━━━━━ PROVIDED MATERIAL
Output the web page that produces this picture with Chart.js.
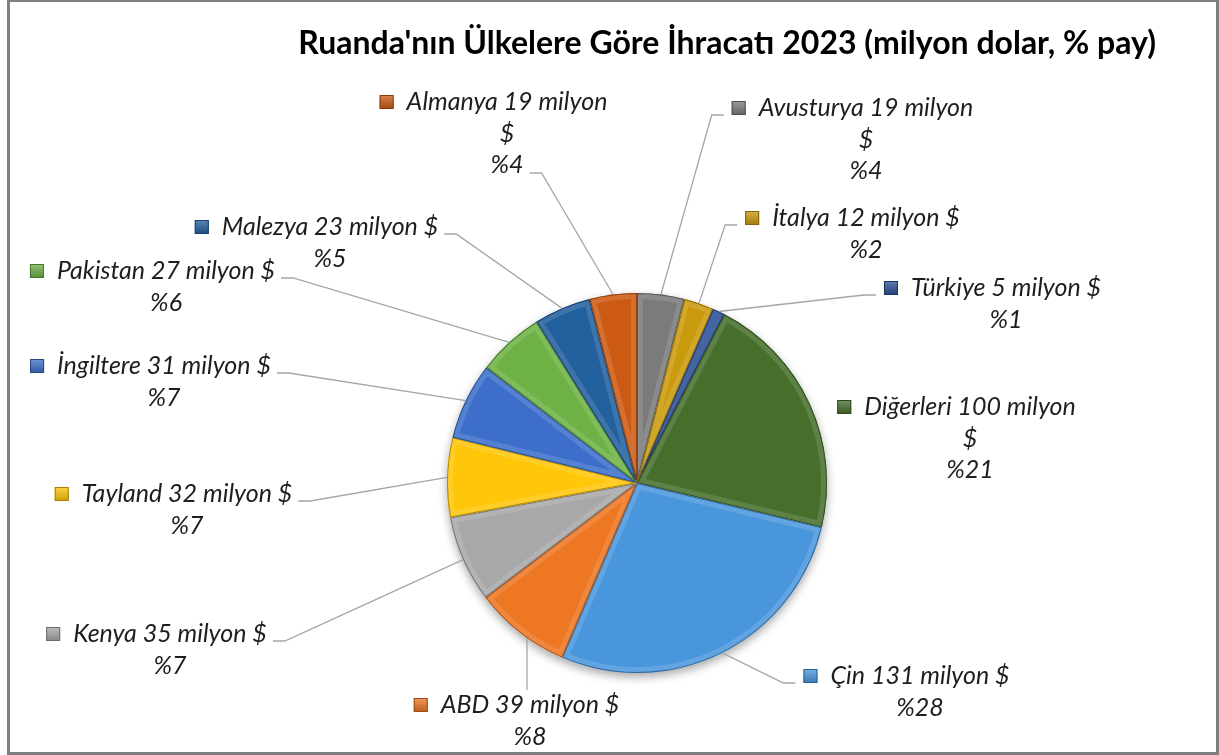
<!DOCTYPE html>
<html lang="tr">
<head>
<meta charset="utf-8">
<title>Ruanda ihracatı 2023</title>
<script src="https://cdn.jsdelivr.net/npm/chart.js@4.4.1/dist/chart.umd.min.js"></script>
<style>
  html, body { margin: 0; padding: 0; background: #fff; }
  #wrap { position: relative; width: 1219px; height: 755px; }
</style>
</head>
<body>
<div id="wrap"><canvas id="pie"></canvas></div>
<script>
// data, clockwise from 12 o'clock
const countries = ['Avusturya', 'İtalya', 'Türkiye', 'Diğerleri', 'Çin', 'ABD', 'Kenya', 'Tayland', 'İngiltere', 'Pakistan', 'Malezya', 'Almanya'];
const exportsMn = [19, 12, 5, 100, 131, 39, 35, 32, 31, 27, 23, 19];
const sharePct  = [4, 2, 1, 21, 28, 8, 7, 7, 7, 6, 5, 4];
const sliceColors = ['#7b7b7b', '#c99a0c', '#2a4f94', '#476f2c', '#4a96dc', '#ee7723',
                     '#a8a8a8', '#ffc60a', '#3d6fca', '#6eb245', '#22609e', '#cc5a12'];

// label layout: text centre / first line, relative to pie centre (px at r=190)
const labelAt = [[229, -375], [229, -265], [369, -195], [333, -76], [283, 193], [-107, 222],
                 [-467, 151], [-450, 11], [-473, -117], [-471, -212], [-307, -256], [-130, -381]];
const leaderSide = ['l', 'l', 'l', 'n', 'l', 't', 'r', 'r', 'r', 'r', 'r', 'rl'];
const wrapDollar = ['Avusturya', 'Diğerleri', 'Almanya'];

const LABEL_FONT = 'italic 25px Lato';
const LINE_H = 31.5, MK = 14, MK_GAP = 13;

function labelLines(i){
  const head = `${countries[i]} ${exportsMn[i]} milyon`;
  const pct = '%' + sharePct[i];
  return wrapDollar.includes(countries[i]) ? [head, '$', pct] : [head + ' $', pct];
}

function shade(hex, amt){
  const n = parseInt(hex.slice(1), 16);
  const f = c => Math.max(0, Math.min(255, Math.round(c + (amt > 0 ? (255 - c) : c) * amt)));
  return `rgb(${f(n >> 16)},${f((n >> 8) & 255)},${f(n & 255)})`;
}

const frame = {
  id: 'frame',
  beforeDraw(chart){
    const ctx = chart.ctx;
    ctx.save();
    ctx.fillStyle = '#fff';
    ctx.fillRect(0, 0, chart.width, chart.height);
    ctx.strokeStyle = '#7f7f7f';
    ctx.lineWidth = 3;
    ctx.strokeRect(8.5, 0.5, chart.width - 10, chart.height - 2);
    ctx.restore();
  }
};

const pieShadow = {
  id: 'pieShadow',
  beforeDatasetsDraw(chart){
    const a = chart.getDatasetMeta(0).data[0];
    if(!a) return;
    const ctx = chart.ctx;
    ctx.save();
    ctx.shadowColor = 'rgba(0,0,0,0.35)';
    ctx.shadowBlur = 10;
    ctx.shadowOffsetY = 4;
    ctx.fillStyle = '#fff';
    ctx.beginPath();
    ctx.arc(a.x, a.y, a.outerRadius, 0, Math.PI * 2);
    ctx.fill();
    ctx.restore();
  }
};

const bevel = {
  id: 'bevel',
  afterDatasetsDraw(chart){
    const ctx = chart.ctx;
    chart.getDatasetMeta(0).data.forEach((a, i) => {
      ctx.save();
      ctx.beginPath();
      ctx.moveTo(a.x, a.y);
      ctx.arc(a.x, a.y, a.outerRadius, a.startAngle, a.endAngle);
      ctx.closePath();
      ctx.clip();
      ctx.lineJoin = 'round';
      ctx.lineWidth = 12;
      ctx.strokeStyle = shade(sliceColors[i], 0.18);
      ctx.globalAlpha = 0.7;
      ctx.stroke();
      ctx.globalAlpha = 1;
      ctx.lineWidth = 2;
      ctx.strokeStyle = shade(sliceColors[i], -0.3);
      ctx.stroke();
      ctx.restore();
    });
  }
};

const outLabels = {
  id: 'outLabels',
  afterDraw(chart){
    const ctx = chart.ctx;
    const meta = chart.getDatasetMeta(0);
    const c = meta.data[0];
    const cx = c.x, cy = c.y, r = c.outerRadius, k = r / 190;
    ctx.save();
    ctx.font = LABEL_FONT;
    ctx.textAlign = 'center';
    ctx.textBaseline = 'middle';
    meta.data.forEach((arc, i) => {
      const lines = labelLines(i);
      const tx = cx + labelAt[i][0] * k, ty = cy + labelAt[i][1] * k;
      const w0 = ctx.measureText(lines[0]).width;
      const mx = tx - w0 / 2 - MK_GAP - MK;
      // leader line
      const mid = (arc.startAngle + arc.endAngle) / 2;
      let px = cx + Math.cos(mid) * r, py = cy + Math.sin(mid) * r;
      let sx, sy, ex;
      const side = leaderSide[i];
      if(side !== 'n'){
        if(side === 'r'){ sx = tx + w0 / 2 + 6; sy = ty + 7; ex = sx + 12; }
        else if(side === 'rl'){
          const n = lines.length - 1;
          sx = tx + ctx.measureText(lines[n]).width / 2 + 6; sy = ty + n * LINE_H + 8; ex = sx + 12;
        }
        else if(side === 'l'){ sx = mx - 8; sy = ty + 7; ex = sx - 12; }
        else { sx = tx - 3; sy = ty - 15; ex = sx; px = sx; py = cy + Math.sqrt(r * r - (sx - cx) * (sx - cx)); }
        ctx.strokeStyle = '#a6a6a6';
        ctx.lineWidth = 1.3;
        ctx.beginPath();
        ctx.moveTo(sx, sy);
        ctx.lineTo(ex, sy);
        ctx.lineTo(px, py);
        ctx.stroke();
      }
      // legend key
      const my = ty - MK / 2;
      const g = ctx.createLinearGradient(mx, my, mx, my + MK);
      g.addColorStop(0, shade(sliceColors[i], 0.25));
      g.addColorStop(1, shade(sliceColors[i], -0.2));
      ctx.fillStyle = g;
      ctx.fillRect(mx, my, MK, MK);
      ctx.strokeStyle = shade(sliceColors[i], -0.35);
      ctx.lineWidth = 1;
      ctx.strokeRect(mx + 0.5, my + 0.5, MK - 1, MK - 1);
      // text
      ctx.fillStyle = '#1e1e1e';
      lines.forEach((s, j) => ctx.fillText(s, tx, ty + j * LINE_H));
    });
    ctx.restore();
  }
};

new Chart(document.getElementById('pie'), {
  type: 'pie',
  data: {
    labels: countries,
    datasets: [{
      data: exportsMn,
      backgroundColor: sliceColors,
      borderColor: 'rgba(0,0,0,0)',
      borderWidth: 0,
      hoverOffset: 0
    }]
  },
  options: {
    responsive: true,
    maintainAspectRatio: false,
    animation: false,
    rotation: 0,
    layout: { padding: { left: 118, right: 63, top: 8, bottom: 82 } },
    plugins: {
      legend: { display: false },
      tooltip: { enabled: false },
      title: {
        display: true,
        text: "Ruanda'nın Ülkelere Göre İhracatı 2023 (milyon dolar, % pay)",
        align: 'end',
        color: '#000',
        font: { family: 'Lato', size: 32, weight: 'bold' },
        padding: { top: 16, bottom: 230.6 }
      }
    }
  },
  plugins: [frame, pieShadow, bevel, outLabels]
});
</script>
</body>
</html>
━━━━━━━━━━
» **BRIEF**
Repeat only what lies between the start of the data and the end of the line containing "const LINE_H = 31.5, MK = 14, MK_GAP = 13;", exactly, with pictures left out.

» **RESPONSE TO THIS EXERCISE**
Output the web page that produces this picture with Chart.js.
<!DOCTYPE html>
<html lang="tr">
<head>
<meta charset="utf-8">
<title>Ruanda ihracatı 2023</title>
<script src="https://cdn.jsdelivr.net/npm/chart.js@4.4.1/dist/chart.umd.min.js"></script>
<style>
  html, body { margin: 0; padding: 0; background: #fff; }
  #wrap { position: relative; width: 1219px; height: 755px; }
</style>
</head>
<body>
<div id="wrap"><canvas id="pie"></canvas></div>
<script>
// data, clockwise from 12 o'clock
const countries = ['Avusturya', 'İtalya', 'Türkiye', 'Diğerleri', 'Çin', 'ABD', 'Kenya', 'Tayland', 'İngiltere', 'Pakistan', 'Malezya', 'Almanya'];
const exportsMn = [19, 12, 5, 100, 131, 39, 35, 32, 31, 27, 23, 19];
const sharePct  = [4, 2, 1, 21, 28, 8, 7, 7, 7, 6, 5, 4];
const sliceColors = ['#7b7b7b', '#c99a0c', '#2a4f94', '#476f2c', '#4a96dc', '#ee7723',
                     '#a8a8a8', '#ffc60a', '#3d6fca', '#6eb245', '#22609e', '#cc5a12'];

// label layout: text centre / first line, relative to pie centre (px at r=190)
const labelAt = [[229, -375], [229, -265], [369, -195], [333, -76], [283, 193], [-107, 222],
                 [-467, 151], [-450, 11], [-473, -117], [-471, -212], [-307, -256], [-130, -381]];
const leaderSide = ['l', 'l', 'l', 'n', 'l', 't', 'r', 'r', 'r', 'r', 'r', 'rl'];
const wrapDollar = ['Avusturya', 'Diğerleri', 'Almanya'];

const LABEL_FONT = 'italic 25px Lato';
const LINE_H = 31.5, MK = 14, MK_GAP = 13;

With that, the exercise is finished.